_Required task_
Return all of the lines below exactly as they are.

== Dataset content ==

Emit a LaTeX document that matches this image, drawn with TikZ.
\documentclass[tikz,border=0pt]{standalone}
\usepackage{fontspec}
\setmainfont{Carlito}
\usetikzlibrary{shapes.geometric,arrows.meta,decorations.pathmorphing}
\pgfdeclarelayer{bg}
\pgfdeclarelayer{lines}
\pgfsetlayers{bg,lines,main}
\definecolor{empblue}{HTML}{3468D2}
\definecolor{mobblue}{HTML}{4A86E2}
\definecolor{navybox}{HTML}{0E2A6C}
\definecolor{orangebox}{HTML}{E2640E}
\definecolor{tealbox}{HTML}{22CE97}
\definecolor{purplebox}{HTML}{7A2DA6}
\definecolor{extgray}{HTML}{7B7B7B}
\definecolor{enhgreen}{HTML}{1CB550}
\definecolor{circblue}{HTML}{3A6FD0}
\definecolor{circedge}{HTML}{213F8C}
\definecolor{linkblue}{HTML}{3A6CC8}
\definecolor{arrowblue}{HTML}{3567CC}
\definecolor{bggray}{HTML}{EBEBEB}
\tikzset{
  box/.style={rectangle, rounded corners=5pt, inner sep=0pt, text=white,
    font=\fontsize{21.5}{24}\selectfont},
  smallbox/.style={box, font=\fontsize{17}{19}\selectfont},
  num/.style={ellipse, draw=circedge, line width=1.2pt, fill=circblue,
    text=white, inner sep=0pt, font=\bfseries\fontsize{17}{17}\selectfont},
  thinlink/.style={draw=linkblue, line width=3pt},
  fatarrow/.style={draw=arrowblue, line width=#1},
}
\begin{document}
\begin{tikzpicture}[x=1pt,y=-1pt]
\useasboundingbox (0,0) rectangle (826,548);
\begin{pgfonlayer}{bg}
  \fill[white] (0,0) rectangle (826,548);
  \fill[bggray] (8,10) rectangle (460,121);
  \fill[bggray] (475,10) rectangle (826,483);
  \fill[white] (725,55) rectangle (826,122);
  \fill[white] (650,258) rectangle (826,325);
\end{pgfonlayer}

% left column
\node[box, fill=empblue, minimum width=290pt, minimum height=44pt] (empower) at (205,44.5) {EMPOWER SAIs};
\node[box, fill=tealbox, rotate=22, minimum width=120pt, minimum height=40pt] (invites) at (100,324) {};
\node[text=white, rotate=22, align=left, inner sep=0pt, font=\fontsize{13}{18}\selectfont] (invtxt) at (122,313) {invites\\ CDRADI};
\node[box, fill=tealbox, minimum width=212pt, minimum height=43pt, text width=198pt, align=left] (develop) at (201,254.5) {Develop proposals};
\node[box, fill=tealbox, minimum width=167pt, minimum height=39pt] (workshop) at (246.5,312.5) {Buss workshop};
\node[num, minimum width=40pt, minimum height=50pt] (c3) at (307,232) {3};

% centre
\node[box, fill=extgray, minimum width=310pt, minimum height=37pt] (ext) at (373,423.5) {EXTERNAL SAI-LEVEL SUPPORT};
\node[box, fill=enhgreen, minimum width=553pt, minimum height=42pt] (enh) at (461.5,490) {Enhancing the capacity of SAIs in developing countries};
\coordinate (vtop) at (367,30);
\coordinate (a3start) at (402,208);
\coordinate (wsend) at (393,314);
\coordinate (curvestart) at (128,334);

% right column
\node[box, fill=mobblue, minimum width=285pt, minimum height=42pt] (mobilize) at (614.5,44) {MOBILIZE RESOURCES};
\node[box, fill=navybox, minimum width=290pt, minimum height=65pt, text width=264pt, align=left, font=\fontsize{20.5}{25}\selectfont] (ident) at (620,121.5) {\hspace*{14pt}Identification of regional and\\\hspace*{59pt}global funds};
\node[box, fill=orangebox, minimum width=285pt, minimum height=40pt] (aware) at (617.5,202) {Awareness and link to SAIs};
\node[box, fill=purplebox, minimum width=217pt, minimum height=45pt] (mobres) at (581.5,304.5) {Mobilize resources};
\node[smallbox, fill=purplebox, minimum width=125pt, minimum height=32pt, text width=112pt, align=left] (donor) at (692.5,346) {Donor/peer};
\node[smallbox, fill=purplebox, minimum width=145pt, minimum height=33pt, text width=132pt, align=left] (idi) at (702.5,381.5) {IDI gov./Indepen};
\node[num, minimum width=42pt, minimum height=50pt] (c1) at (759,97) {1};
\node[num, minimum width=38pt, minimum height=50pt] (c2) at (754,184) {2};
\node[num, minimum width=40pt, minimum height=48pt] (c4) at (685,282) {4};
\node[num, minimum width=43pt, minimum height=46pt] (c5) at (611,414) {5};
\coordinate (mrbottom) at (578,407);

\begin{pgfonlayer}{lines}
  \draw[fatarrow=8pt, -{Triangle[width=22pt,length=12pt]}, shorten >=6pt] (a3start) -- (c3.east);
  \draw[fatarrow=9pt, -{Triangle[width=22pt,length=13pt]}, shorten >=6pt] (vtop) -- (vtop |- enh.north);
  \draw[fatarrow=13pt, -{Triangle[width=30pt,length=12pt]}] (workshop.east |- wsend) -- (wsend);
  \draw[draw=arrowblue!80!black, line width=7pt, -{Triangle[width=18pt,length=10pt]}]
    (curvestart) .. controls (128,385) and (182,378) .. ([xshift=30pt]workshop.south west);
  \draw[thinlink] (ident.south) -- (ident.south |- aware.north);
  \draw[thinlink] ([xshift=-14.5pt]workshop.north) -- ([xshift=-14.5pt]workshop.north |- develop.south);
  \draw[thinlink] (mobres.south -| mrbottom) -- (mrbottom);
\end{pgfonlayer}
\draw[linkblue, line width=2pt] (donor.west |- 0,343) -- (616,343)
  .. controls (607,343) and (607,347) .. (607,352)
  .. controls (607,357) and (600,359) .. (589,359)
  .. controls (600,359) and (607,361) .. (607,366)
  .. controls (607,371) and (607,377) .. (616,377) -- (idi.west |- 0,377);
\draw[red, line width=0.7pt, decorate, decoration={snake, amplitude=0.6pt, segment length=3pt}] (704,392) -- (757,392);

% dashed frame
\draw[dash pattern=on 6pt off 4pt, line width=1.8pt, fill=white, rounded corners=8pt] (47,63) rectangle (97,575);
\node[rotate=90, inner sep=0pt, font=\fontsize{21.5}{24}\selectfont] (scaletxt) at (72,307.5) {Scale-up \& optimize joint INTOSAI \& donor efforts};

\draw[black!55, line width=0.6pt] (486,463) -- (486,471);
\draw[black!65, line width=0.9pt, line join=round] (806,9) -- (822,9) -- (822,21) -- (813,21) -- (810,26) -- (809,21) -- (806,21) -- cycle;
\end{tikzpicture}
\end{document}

===

_Expected answer_
Emit a LaTeX document that matches this image, drawn with TikZ.
\documentclass[tikz,border=0pt]{standalone}
\usepackage{fontspec}
\setmainfont{Carlito}
\usetikzlibrary{shapes.geometric,arrows.meta,decorations.pathmorphing}
\pgfdeclarelayer{bg}
\pgfdeclarelayer{lines}
\pgfsetlayers{bg,lines,main}
\definecolor{empblue}{HTML}{3468D2}
\definecolor{mobblue}{HTML}{4A86E2}
\definecolor{navybox}{HTML}{0E2A6C}
\definecolor{orangebox}{HTML}{E2640E}
\definecolor{tealbox}{HTML}{22CE97}
\definecolor{purplebox}{HTML}{7A2DA6}
\definecolor{extgray}{HTML}{7B7B7B}
\definecolor{enhgreen}{HTML}{1CB550}
\definecolor{circblue}{HTML}{3A6FD0}
\definecolor{circedge}{HTML}{213F8C}
\definecolor{linkblue}{HTML}{3A6CC8}
\definecolor{arrowblue}{HTML}{3567CC}
\definecolor{bggray}{HTML}{EBEBEB}
\tikzset{
  box/.style={rectangle, rounded corners=5pt, inner sep=0pt, text=white,
    font=\fontsize{21.5}{24}\selectfont},
  smallbox/.style={box, font=\fontsize{17}{19}\selectfont},
  num/.style={ellipse, draw=circedge, line width=1.2pt, fill=circblue,
    text=white, inner sep=0pt, font=\bfseries\fontsize{17}{17}\selectfont},
  thinlink/.style={draw=linkblue, line width=3pt},
  fatarrow/.style={draw=arrowblue, line width=#1},
}
\begin{document}
\begin{tikzpicture}[x=1pt,y=-1pt]
\useasboundingbox (0,0) rectangle (826,548);
\begin{pgfonlayer}{bg}
  \fill[white] (0,0) rectangle (826,548);
  \fill[bggray] (8,10) rectangle (460,121);
  \fill[bggray] (475,10) rectangle (826,483);
  \fill[white] (725,55) rectangle (826,122);
  \fill[white] (650,258) rectangle (826,325);
\end{pgfonlayer}

% left column
\node[box, fill=empblue, minimum width=290pt, minimum height=44pt] (empower) at (205,44.5) {EMPOWER SAIs};
\node[box, fill=tealbox, rotate=22, minimum width=120pt, minimum height=40pt] (invites) at (100,324) {};
\node[text=white, rotate=22, align=left, inner sep=0pt, font=\fontsize{13}{18}\selectfont] (invtxt) at (122,313) {invites\\ CDRADI};
\node[box, fill=tealbox, minimum width=212pt, minimum height=43pt, text width=198pt, align=left] (develop) at (201,254.5) {Develop proposals};
\node[box, fill=tealbox, minimum width=167pt, minimum height=39pt] (workshop) at (246.5,312.5) {Buss workshop};
\node[num, minimum width=40pt, minimum height=50pt] (c3) at (307,232) {3};

% centre
\node[box, fill=extgray, minimum width=310pt, minimum height=37pt] (ext) at (373,423.5) {EXTERNAL SAI-LEVEL SUPPORT};
\node[box, fill=enhgreen, minimum width=553pt, minimum height=42pt] (enh) at (461.5,490) {Enhancing the capacity of SAIs in developing countries};
\coordinate (vtop) at (367,30);
\coordinate (a3start) at (402,208);
\coordinate (wsend) at (393,314);
\coordinate (curvestart) at (128,334);

% right column
\node[box, fill=mobblue, minimum width=285pt, minimum height=42pt] (mobilize) at (614.5,44) {MOBILIZE RESOURCES};
\node[box, fill=navybox, minimum width=290pt, minimum height=65pt, text width=264pt, align=left, font=\fontsize{20.5}{25}\selectfont] (ident) at (620,121.5) {\hspace*{14pt}Identification of regional and\\\hspace*{59pt}global funds};
\node[box, fill=orangebox, minimum width=285pt, minimum height=40pt] (aware) at (617.5,202) {Awareness and link to SAIs};
\node[box, fill=purplebox, minimum width=217pt, minimum height=45pt] (mobres) at (581.5,304.5) {Mobilize resources};
\node[smallbox, fill=purplebox, minimum width=125pt, minimum height=32pt, text width=112pt, align=left] (donor) at (692.5,346) {Donor/peer};
\node[smallbox, fill=purplebox, minimum width=145pt, minimum height=33pt, text width=132pt, align=left] (idi) at (702.5,381.5) {IDI gov./Indepen};
\node[num, minimum width=42pt, minimum height=50pt] (c1) at (759,97) {1};
\node[num, minimum width=38pt, minimum height=50pt] (c2) at (754,184) {2};
\node[num, minimum width=40pt, minimum height=48pt] (c4) at (685,282) {4};
\node[num, minimum width=43pt, minimum height=46pt] (c5) at (611,414) {5};
\coordinate (mrbottom) at (578,407);

\begin{pgfonlayer}{lines}
  \draw[fatarrow=8pt, -{Triangle[width=22pt,length=12pt]}, shorten >=6pt] (a3start) -- (c3.east);
  \draw[fatarrow=9pt, -{Triangle[width=22pt,length=13pt]}, shorten >=6pt] (vtop) -- (vtop |- enh.north);
  \draw[fatarrow=13pt, -{Triangle[width=30pt,length=12pt]}] (workshop.east |- wsend) -- (wsend);
  \draw[draw=arrowblue!80!black, line width=7pt, -{Triangle[width=18pt,length=10pt]}]
    (curvestart) .. controls (128,385) and (182,378) .. ([xshift=30pt]workshop.south west);
  \draw[thinlink] (ident.south) -- (ident.south |- aware.north);
  \draw[thinlink] ([xshift=-14.5pt]workshop.north) -- ([xshift=-14.5pt]workshop.north |- develop.south);
  \draw[thinlink] (mobres.south -| mrbottom) -- (mrbottom);
\end{pgfonlayer}
\draw[linkblue, line width=2pt] (donor.west |- 0,343) -- (616,343)
  .. controls (607,343) and (607,347) .. (607,352)
  .. controls (607,357) and (600,359) .. (589,359)
  .. controls (600,359) and (607,361) .. (607,366)
  .. controls (607,371) and (607,377) .. (616,377) -- (idi.west |- 0,377);
\draw[red, line width=0.7pt, decorate, decoration={snake, amplitude=0.6pt, segment length=3pt}] (704,392) -- (757,392);

% dashed frame
\draw[dash pattern=on 6pt off 4pt, line width=1.8pt, fill=white, rounded corners=8pt] (47,63) rectangle (97,575);
\node[rotate=90, inner sep=0pt, font=\fontsize{21.5}{24}\selectfont] (scaletxt) at (72,307.5) {Scale-up \& optimize joint INTOSAI \& donor efforts};

\draw[black!55, line width=0.6pt] (486,463) -- (486,471);
\draw[black!65, line width=0.9pt, line join=round] (806,9) -- (822,9) -- (822,21) -- (813,21) -- (810,26) -- (809,21) -- (806,21) -- cycle;
\end{tikzpicture}
\end{document}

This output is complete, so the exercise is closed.